Puisi ini kaya dengan imaji visual dan waktu.
  1. “Daun-daun berguguran di antara rumput hijau” menimbulkan gambaran visual yang kuat tentang kehidupan dan kematian.
  2. “Menanti dentingnya jarum jam” menimbulkan imaji waktu yang berjalan pasti — perlambang dari perjalanan hidup manusia.
  3. Imaji spiritual juga muncul dalam bait “Tuhan masih menutup aib kita”, menggambarkan suasana batin antara manusia dan Sang Khalik.
Keseluruhan imaji ini menghadirkan harmoni antara alam dan kehidupan manusia, seolah keduanya adalah satu kesatuan dalam takdir dan waktu.

Majas

Beberapa majas yang digunakan dalam puisi ini memperkuat makna dan keindahan bahasanya, antara lain:
  1. Personifikasi – “Daun hijau di pohon menunggu menguning” menggambarkan daun seolah makhluk hidup yang memiliki kesadaran, menunggu saatnya gugur.
  2. Metafora – Daun hijau dan daun gugur menjadi simbol fase kehidupan manusia: muda, dewasa, dan akhirnya menuju kematian.
  3. Hiperbola – “Tuhan masih menutup aib kita” bukan berarti secara literal, melainkan mempertegas betapa besar kasih sayang dan ampunan Tuhan terhadap manusia.
  4. Ironi – terdapat pada bagian “Bibir menggunjing aib orang lain”, sementara manusia sendiri masih memiliki banyak kekurangan — bentuk sindiran terhadap kemunafikan sosial.
Majas-majas tersebut memperkaya puisi ini dengan lapisan makna yang lembut namun tajam secara moral.

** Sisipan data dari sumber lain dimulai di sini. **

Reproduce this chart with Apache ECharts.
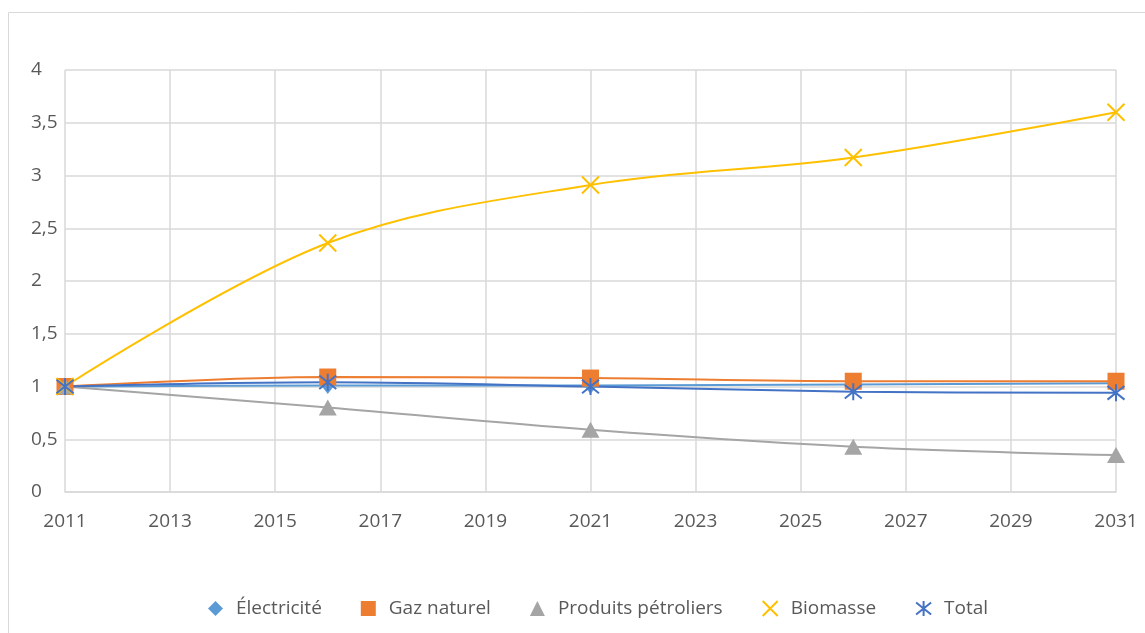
<!DOCTYPE html>
<html>
<head>
<meta charset="utf-8">
<script src="https://cdn.jsdelivr.net/npm/echarts@6/dist/echarts.min.js"></script>
<style>
  html, body { margin: 0; padding: 0; background: #fff; }
  #chart { width: 1145px; height: 633px; }
</style>
</head>
<body>
<div id="chart"></div>
<script>
  // années des points
  var years = [2011, 2016, 2021, 2026, 2031];
  var electricite = [1, 1.01, 1.01, 1.02, 1.03];
  var gazNaturel = [1, 1.09, 1.08, 1.05, 1.05];
  var produitsPetroliers = [1, 0.8, 0.59, 0.43, 0.35];
  var biomasse = [1, 2.36, 2.91, 3.17, 3.6];
  var total = [1, 1.04, 1.0, 0.95, 0.94];

  function pairs(vals) {
    return years.map(function (y, i) { return [y, vals[i]]; });
  }

  var crossPath = 'path://M0,0L10,10M10,0L0,10';
  var starPath = 'path://M5,0L5,10M0,1L10,9M0,9L10,1';

  var myChart = echarts.init(document.getElementById('chart'));
  var font = '"Open Sans", sans-serif';

  var option = {
    backgroundColor: '#fff',
    animation: false,
    textStyle: { fontFamily: font },
    graphic: [{
      type: 'rect',
      shape: { x: 8.5, y: 12.5, width: 1145, height: 640 },
      style: { fill: 'none', stroke: '#d9d9d9', lineWidth: 1 },
      silent: true
    }],
    grid: { left: 65, right: 29, top: 70, bottom: 141 },
    legend: {
      bottom: 10,
      left: 203,
      itemWidth: 15,
      itemHeight: 15,
      itemGap: 39,
      textStyle: { color: '#595959', fontSize: 19, fontFamily: font, padding: [0, 0, 0, 8] },
      data: [
        { name: 'Électricité', icon: 'diamond' },
        { name: 'Gaz naturel', icon: 'rect' },
        { name: 'Produits pétroliers', icon: 'triangle' },
        { name: 'Biomasse', icon: crossPath },
        { name: 'Total', icon: starPath }
      ]
    },
    xAxis: {
      type: 'value',
      min: 2011,
      max: 2031,
      interval: 2,
      axisLine: { show: true, lineStyle: { color: '#d9d9d9', width: 1.5 } },
      axisTick: { show: false },
      splitLine: { show: true, lineStyle: { color: '#d9d9d9', width: 1.5 } },
      axisLabel: {
        color: '#595959', fontSize: 19, margin: 20, fontFamily: font,
        formatter: function (v) { return String(v); }
      }
    },
    yAxis: {
      type: 'value',
      min: 0,
      max: 4,
      interval: 0.5,
      axisLine: { show: false },
      axisTick: { show: false },
      splitLine: { show: true, lineStyle: { color: '#d9d9d9', width: 1.5 } },
      axisLabel: {
        color: '#595959', fontSize: 19, margin: 34, align: 'left', fontFamily: font,
        formatter: function (v) { return String(v).replace('.', ','); }
      }
    },
    series: [
      {
        name: 'Électricité', type: 'line', smooth: 0.35, data: pairs(electricite),
        symbol: 'diamond', symbolSize: [13, 17],
        itemStyle: { color: '#5B9BD5' },
        lineStyle: { color: '#5B9BD5', width: 2 }
      },
      {
        name: 'Gaz naturel', type: 'line', smooth: 0.35, data: pairs(gazNaturel),
        symbol: 'rect', symbolSize: 17,
        itemStyle: { color: '#ED7D31' },
        lineStyle: { color: '#ED7D31', width: 2 }
      },
      {
        name: 'Produits pétroliers', type: 'line', smooth: 0.35, data: pairs(produitsPetroliers),
        symbol: 'triangle', symbolSize: [18, 16],
        itemStyle: { color: '#A5A5A5' },
        lineStyle: { color: '#A5A5A5', width: 2 }
      },
      {
        name: 'Biomasse', type: 'line', smooth: 0.35, data: pairs(biomasse),
        symbol: crossPath, symbolSize: 17,
        itemStyle: { color: '#FFC000', borderColor: '#FFC000', borderWidth: 2 },
        lineStyle: { color: '#FFC000', width: 2 }
      },
      {
        name: 'Total', type: 'line', smooth: 0.35, data: pairs(total),
        symbol: starPath, symbolSize: 17,
        itemStyle: { color: '#4472C4', borderColor: '#4472C4', borderWidth: 2 },
        lineStyle: { color: '#4472C4', width: 2 }
      }
    ]
  };

  myChart.setOption(option);
</script>
</body>
</html>
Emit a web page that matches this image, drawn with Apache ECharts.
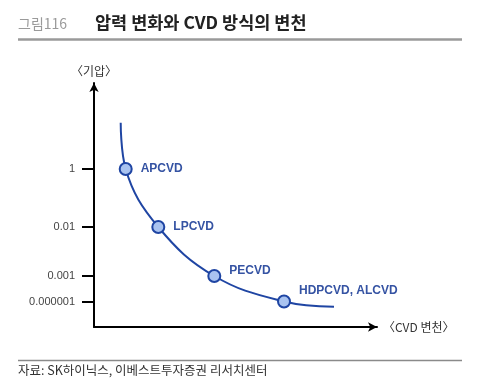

Puisi “Menunggu Waktu” karya Ai Lundeng merupakan renungan mendalam tentang keterbatasan manusia dan makna kesabaran dalam hidup.

Melalui simbol alam seperti daun dan waktu, penyair menggambarkan kehidupan sebagai proses menunggu yang pasti berujung pada akhir. Namun di balik itu, Ai Lundeng menyisipkan nilai spiritual yang indah: bahwa selama hidup, manusia sebaiknya rendah hati, tidak menghakimi sesama, dan selalu menjaga rahasia orang lain seperti Tuhan menjaga rahasianya.

Dengan gaya bahasa yang sederhana tetapi mengandung kebijaksanaan, puisi ini mengajarkan bahwa setiap manusia sedang menunggu waktu — bukan hanya waktu untuk pergi, tetapi juga waktu untuk memperbaiki diri.

Ai Lundeng
Puisi: Menunggu Waktu
Karya: Ai Lundeng

Biodata Ai Lundeng:
  • Ai Lundeng (nama pena dari Ai Pipih, S.Pd.I.) lahir pada tanggal 19 April 1972 di Purwakarta.